Skip all pictures, then print the remaining material exactly.
>> begin DATA RECORDS
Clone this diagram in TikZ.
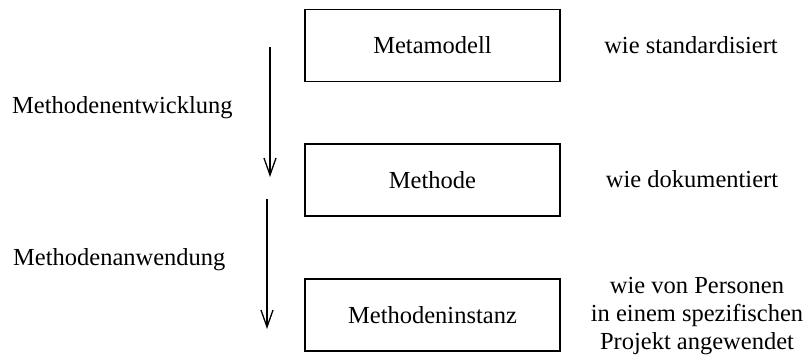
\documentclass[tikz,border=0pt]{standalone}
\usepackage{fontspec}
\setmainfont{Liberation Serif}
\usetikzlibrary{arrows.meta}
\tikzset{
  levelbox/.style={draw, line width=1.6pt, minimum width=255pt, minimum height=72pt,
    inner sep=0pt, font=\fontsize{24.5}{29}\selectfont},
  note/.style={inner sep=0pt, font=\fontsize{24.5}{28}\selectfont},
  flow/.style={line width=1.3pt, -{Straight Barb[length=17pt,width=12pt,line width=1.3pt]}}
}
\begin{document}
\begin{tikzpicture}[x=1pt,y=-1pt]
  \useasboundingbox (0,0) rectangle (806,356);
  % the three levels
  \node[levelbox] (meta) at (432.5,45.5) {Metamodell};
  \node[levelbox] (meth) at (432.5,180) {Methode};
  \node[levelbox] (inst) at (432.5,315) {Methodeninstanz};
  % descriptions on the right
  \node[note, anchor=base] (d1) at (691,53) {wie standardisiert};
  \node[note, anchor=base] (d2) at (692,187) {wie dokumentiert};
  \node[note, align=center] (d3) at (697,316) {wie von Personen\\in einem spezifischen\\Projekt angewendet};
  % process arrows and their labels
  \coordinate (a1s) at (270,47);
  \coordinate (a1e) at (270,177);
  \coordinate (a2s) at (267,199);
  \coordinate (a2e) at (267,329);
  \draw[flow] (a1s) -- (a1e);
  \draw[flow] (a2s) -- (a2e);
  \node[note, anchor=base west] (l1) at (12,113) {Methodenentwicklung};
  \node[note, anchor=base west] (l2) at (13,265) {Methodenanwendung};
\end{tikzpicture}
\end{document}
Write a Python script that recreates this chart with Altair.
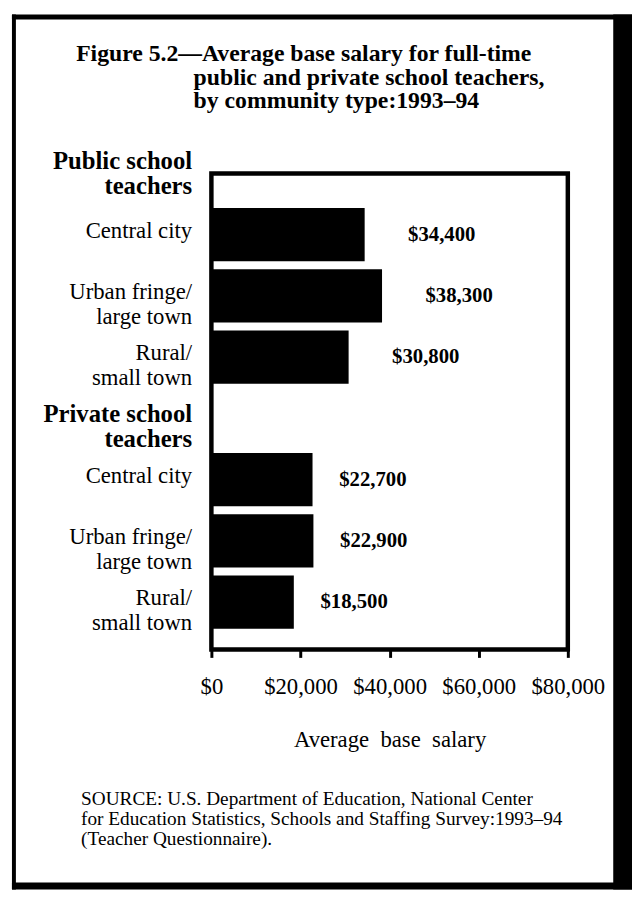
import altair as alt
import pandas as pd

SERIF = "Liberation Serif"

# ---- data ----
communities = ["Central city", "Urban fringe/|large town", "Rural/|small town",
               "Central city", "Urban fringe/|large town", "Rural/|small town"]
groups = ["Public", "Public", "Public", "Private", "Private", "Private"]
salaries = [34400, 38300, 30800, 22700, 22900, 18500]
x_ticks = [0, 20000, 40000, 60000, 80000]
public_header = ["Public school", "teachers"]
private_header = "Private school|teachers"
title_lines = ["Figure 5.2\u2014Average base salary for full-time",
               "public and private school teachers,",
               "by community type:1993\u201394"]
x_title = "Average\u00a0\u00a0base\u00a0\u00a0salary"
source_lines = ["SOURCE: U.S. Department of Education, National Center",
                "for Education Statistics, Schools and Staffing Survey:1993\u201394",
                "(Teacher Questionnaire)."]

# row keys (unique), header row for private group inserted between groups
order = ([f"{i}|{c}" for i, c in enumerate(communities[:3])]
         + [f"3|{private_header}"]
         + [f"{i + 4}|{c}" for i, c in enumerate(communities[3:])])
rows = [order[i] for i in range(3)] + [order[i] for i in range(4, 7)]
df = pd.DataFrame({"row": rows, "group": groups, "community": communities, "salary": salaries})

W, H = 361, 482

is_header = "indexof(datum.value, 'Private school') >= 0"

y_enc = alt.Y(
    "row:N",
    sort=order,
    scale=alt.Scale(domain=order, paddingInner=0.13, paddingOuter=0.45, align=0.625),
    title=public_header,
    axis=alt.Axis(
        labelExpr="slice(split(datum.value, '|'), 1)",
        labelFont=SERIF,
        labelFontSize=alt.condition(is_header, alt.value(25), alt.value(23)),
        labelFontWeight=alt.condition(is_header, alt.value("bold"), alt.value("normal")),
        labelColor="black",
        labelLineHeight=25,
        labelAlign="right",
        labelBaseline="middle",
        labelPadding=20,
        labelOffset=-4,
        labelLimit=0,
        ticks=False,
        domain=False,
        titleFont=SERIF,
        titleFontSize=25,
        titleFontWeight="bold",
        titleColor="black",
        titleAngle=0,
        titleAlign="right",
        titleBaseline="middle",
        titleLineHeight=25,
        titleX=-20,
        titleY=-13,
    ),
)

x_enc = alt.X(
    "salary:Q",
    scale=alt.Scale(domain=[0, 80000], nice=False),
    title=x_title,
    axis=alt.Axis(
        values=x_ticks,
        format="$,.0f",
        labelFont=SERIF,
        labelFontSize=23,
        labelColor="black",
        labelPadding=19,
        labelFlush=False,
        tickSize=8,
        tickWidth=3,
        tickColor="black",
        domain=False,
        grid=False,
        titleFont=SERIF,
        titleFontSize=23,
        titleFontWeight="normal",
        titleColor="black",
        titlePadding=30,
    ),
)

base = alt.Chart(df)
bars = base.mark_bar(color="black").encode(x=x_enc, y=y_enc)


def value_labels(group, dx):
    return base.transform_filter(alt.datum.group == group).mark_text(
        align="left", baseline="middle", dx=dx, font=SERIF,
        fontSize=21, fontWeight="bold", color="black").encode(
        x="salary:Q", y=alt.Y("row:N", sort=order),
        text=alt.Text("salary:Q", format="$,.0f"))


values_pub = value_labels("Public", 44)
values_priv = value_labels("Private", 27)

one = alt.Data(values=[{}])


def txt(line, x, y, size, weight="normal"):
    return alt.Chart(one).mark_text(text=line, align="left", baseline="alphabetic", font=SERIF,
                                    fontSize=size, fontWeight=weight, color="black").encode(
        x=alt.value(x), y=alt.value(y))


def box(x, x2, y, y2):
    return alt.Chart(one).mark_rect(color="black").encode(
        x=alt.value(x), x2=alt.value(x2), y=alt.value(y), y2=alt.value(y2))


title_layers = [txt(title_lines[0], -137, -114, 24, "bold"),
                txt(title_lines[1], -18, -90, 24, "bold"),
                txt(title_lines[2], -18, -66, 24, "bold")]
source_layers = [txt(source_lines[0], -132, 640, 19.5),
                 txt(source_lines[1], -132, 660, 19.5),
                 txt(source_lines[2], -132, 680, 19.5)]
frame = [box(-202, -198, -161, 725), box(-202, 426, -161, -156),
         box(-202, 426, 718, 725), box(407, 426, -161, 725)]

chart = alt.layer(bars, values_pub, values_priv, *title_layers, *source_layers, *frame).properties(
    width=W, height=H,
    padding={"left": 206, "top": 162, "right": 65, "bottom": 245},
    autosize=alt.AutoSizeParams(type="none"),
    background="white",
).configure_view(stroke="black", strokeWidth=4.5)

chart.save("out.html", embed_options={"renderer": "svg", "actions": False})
>> end DATA RECORDS
[CORRECT OUTPUT]:
Clone this diagram in TikZ.
\documentclass[tikz,border=0pt]{standalone}
\usepackage{fontspec}
\setmainfont{Liberation Serif}
\usetikzlibrary{arrows.meta}
\tikzset{
  levelbox/.style={draw, line width=1.6pt, minimum width=255pt, minimum height=72pt,
    inner sep=0pt, font=\fontsize{24.5}{29}\selectfont},
  note/.style={inner sep=0pt, font=\fontsize{24.5}{28}\selectfont},
  flow/.style={line width=1.3pt, -{Straight Barb[length=17pt,width=12pt,line width=1.3pt]}}
}
\begin{document}
\begin{tikzpicture}[x=1pt,y=-1pt]
  \useasboundingbox (0,0) rectangle (806,356);
  % the three levels
  \node[levelbox] (meta) at (432.5,45.5) {Metamodell};
  \node[levelbox] (meth) at (432.5,180) {Methode};
  \node[levelbox] (inst) at (432.5,315) {Methodeninstanz};
  % descriptions on the right
  \node[note, anchor=base] (d1) at (691,53) {wie standardisiert};
  \node[note, anchor=base] (d2) at (692,187) {wie dokumentiert};
  \node[note, align=center] (d3) at (697,316) {wie von Personen\\in einem spezifischen\\Projekt angewendet};
  % process arrows and their labels
  \coordinate (a1s) at (270,47);
  \coordinate (a1e) at (270,177);
  \coordinate (a2s) at (267,199);
  \coordinate (a2e) at (267,329);
  \draw[flow] (a1s) -- (a1e);
  \draw[flow] (a2s) -- (a2e);
  \node[note, anchor=base west] (l1) at (12,113) {Methodenentwicklung};
  \node[note, anchor=base west] (l2) at (13,265) {Methodenanwendung};
\end{tikzpicture}
\end{document}
Write a Python script that recreates this chart with Altair.
import altair as alt
import pandas as pd

SERIF = "Liberation Serif"

# ---- data ----
communities = ["Central city", "Urban fringe/|large town", "Rural/|small town",
               "Central city", "Urban fringe/|large town", "Rural/|small town"]
groups = ["Public", "Public", "Public", "Private", "Private", "Private"]
salaries = [34400, 38300, 30800, 22700, 22900, 18500]
x_ticks = [0, 20000, 40000, 60000, 80000]
public_header = ["Public school", "teachers"]
private_header = "Private school|teachers"
title_lines = ["Figure 5.2\u2014Average base salary for full-time",
               "public and private school teachers,",
               "by community type:1993\u201394"]
x_title = "Average\u00a0\u00a0base\u00a0\u00a0salary"
source_lines = ["SOURCE: U.S. Department of Education, National Center",
                "for Education Statistics, Schools and Staffing Survey:1993\u201394",
                "(Teacher Questionnaire)."]

# row keys (unique), header row for private group inserted between groups
order = ([f"{i}|{c}" for i, c in enumerate(communities[:3])]
         + [f"3|{private_header}"]
         + [f"{i + 4}|{c}" for i, c in enumerate(communities[3:])])
rows = [order[i] for i in range(3)] + [order[i] for i in range(4, 7)]
df = pd.DataFrame({"row": rows, "group": groups, "community": communities, "salary": salaries})

W, H = 361, 482

is_header = "indexof(datum.value, 'Private school') >= 0"

y_enc = alt.Y(
    "row:N",
    sort=order,
    scale=alt.Scale(domain=order, paddingInner=0.13, paddingOuter=0.45, align=0.625),
    title=public_header,
    axis=alt.Axis(
        labelExpr="slice(split(datum.value, '|'), 1)",
        labelFont=SERIF,
        labelFontSize=alt.condition(is_header, alt.value(25), alt.value(23)),
        labelFontWeight=alt.condition(is_header, alt.value("bold"), alt.value("normal")),
        labelColor="black",
        labelLineHeight=25,
        labelAlign="right",
        labelBaseline="middle",
        labelPadding=20,
        labelOffset=-4,
        labelLimit=0,
        ticks=False,
        domain=False,
        titleFont=SERIF,
        titleFontSize=25,
        titleFontWeight="bold",
        titleColor="black",
        titleAngle=0,
        titleAlign="right",
        titleBaseline="middle",
        titleLineHeight=25,
        titleX=-20,
        titleY=-13,
    ),
)

x_enc = alt.X(
    "salary:Q",
    scale=alt.Scale(domain=[0, 80000], nice=False),
    title=x_title,
    axis=alt.Axis(
        values=x_ticks,
        format="$,.0f",
        labelFont=SERIF,
        labelFontSize=23,
        labelColor="black",
        labelPadding=19,
        labelFlush=False,
        tickSize=8,
        tickWidth=3,
        tickColor="black",
        domain=False,
        grid=False,
        titleFont=SERIF,
        titleFontSize=23,
        titleFontWeight="normal",
        titleColor="black",
        titlePadding=30,
    ),
)

base = alt.Chart(df)
bars = base.mark_bar(color="black").encode(x=x_enc, y=y_enc)


def value_labels(group, dx):
    return base.transform_filter(alt.datum.group == group).mark_text(
        align="left", baseline="middle", dx=dx, font=SERIF,
        fontSize=21, fontWeight="bold", color="black").encode(
        x="salary:Q", y=alt.Y("row:N", sort=order),
        text=alt.Text("salary:Q", format="$,.0f"))


values_pub = value_labels("Public", 44)
values_priv = value_labels("Private", 27)

one = alt.Data(values=[{}])


def txt(line, x, y, size, weight="normal"):
    return alt.Chart(one).mark_text(text=line, align="left", baseline="alphabetic", font=SERIF,
                                    fontSize=size, fontWeight=weight, color="black").encode(
        x=alt.value(x), y=alt.value(y))


def box(x, x2, y, y2):
    return alt.Chart(one).mark_rect(color="black").encode(
        x=alt.value(x), x2=alt.value(x2), y=alt.value(y), y2=alt.value(y2))


title_layers = [txt(title_lines[0], -137, -114, 24, "bold"),
                txt(title_lines[1], -18, -90, 24, "bold"),
                txt(title_lines[2], -18, -66, 24, "bold")]
source_layers = [txt(source_lines[0], -132, 640, 19.5),
                 txt(source_lines[1], -132, 660, 19.5),
                 txt(source_lines[2], -132, 680, 19.5)]
frame = [box(-202, -198, -161, 725), box(-202, 426, -161, -156),
         box(-202, 426, 718, 725), box(407, 426, -161, 725)]

chart = alt.layer(bars, values_pub, values_priv, *title_layers, *source_layers, *frame).properties(
    width=W, height=H,
    padding={"left": 206, "top": 162, "right": 65, "bottom": 245},
    autosize=alt.AutoSizeParams(type="none"),
    background="white",
).configure_view(stroke="black", strokeWidth=4.5)

chart.save("out.html", embed_options={"renderer": "svg", "actions": False})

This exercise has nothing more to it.